The only kinds of errors the above wouldn't handle are the ones that occur even before the javascript code starts executing (such as the file accidentally losing its executable permission) or OOMs, which are both handled by using --emails onfailure
while using Toolforge Jobs framework.
In addition, for the report pages, this user page lists them above along with their last updated timestamps. Along with the expected frequency of the updates, it is fed into a Lua module which prints the timestamp in bold red if it's delayed.
There's also WP:BAM which although maintained by SDZeroBot, is not used for monitoring itself.
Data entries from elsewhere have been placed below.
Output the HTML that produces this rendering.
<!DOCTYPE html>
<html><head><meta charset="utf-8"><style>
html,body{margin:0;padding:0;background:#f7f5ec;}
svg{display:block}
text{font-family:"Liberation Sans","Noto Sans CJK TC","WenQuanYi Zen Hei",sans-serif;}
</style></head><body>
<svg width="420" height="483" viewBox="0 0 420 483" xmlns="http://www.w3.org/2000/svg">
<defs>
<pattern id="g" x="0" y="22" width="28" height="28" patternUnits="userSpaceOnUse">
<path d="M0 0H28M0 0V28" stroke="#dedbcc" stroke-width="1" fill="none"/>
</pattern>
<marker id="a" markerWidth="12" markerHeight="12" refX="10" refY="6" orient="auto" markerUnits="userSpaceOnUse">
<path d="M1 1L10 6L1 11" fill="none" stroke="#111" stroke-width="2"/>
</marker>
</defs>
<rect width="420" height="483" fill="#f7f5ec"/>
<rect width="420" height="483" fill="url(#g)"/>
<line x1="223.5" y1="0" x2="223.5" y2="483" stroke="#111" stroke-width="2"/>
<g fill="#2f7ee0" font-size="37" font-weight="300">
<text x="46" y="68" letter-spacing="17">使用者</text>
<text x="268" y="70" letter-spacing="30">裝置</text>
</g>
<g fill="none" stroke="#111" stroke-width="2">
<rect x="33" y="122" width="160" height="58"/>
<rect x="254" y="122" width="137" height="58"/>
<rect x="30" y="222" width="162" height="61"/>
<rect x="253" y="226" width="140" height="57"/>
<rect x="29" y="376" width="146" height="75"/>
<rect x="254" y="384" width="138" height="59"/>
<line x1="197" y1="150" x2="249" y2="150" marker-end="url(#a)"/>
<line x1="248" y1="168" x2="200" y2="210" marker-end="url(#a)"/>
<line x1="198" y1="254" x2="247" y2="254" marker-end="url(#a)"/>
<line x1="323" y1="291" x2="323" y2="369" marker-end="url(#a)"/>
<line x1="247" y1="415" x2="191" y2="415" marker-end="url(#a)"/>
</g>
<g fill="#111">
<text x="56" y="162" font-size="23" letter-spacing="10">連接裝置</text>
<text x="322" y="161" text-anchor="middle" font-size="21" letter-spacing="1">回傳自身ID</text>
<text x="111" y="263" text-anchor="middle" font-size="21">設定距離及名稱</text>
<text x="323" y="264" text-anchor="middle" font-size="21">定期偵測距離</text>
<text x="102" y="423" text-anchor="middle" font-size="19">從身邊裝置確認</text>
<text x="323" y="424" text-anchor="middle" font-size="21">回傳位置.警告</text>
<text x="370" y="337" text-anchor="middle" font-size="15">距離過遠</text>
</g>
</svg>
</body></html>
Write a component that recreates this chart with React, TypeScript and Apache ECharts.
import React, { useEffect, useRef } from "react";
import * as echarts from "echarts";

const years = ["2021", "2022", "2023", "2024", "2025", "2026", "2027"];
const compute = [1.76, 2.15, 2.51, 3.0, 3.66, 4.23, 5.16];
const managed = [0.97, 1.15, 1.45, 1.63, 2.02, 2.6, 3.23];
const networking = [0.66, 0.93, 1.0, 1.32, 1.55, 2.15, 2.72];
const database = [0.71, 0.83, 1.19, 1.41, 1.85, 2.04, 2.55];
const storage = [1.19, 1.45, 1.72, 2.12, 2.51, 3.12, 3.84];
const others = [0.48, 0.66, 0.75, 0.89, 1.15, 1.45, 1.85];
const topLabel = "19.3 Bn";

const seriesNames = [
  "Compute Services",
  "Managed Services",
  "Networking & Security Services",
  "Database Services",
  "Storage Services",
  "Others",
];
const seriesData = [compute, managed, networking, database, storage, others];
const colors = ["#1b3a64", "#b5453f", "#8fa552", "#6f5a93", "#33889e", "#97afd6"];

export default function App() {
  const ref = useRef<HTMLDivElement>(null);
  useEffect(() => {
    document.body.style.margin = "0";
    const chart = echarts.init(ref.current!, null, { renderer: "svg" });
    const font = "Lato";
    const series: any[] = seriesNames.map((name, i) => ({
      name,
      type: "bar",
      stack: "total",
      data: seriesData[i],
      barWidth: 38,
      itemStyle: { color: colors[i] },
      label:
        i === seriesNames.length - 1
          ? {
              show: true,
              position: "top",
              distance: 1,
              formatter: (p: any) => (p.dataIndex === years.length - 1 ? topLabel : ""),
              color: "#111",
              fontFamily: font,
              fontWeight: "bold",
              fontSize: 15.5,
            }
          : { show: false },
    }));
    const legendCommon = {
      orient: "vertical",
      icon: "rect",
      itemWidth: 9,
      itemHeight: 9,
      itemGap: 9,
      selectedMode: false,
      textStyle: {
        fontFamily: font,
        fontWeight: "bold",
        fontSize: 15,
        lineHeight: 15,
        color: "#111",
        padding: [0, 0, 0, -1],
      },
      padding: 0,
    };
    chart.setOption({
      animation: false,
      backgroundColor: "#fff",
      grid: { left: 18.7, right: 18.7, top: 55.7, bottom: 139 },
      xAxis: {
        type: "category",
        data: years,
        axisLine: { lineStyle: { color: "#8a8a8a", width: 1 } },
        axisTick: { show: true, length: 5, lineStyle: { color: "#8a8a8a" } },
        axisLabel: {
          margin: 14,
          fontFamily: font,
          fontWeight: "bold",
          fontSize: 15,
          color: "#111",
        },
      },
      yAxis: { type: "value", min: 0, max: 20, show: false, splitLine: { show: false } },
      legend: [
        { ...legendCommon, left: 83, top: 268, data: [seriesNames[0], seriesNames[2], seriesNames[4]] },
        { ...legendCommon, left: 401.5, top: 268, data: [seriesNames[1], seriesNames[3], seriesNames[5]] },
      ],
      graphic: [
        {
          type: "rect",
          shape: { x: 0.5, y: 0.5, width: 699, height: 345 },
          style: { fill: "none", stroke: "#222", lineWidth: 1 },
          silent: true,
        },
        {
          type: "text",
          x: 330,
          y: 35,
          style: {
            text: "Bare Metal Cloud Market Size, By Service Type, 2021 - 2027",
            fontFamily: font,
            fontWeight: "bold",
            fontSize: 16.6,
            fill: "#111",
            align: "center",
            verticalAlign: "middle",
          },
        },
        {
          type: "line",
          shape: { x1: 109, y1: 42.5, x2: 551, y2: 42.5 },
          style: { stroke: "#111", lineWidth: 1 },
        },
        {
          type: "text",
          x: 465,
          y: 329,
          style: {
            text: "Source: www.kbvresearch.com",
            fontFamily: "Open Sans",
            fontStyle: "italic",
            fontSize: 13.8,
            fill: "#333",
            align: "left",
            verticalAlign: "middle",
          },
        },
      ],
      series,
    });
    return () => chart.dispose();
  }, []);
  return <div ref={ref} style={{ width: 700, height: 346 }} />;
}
A good combination of failure monitoring techniques is essential for operating bots that reliably perform a number of tasks without requiring you to spend time and energy on making sure everything is running.
=Handling blacklisted links=
If SDZeroBot is unable to save an edit because it is introducing a spam-blacklisted link (which of course isn't the bot's fault since it likely just picked up the text to be added from another place), it identifies the problematic link from the API response, and removes the protocol ("http:" or "https:") from the link, and then attempts to save the page again. This does mean that a link that was supposed to look like [https://google.com Link label] ends up looking like
=Use OAuth=
Always use OAuth instead of BotPasswords. There are all these advantages:
- Faster: BotPasswords requires at least 3 API calls just to get the bot off the block: one to fetch a login token, another to actually log in, and usually another one to fetch editing tokens. Since OAuth doesn't require any API call to begin the authentication, you just need one API call – to fetch the tokens.
- Lesser errors: Session loss often occurs using cookie-based authentication methods. Good bot frameworks should handle these automatically by logging in again on getting the assertbotfailed or assertuserfailed API response, but if yours doesn't, you can avoid these problems just by using OAuth. OAuth tokens don't expire.
- No need to cache cookies: If your bot task is too frequent (say every 10 minutes), you're likely to have a high login rate unless you cache the login cookies and use them across bot runs. High login rates are [https://phabricator.wikimedia.org/T256533 frowned upon by server admins]. Again, with OAuth, you don't have to worry about this.
- More secure: OAuth is more secure.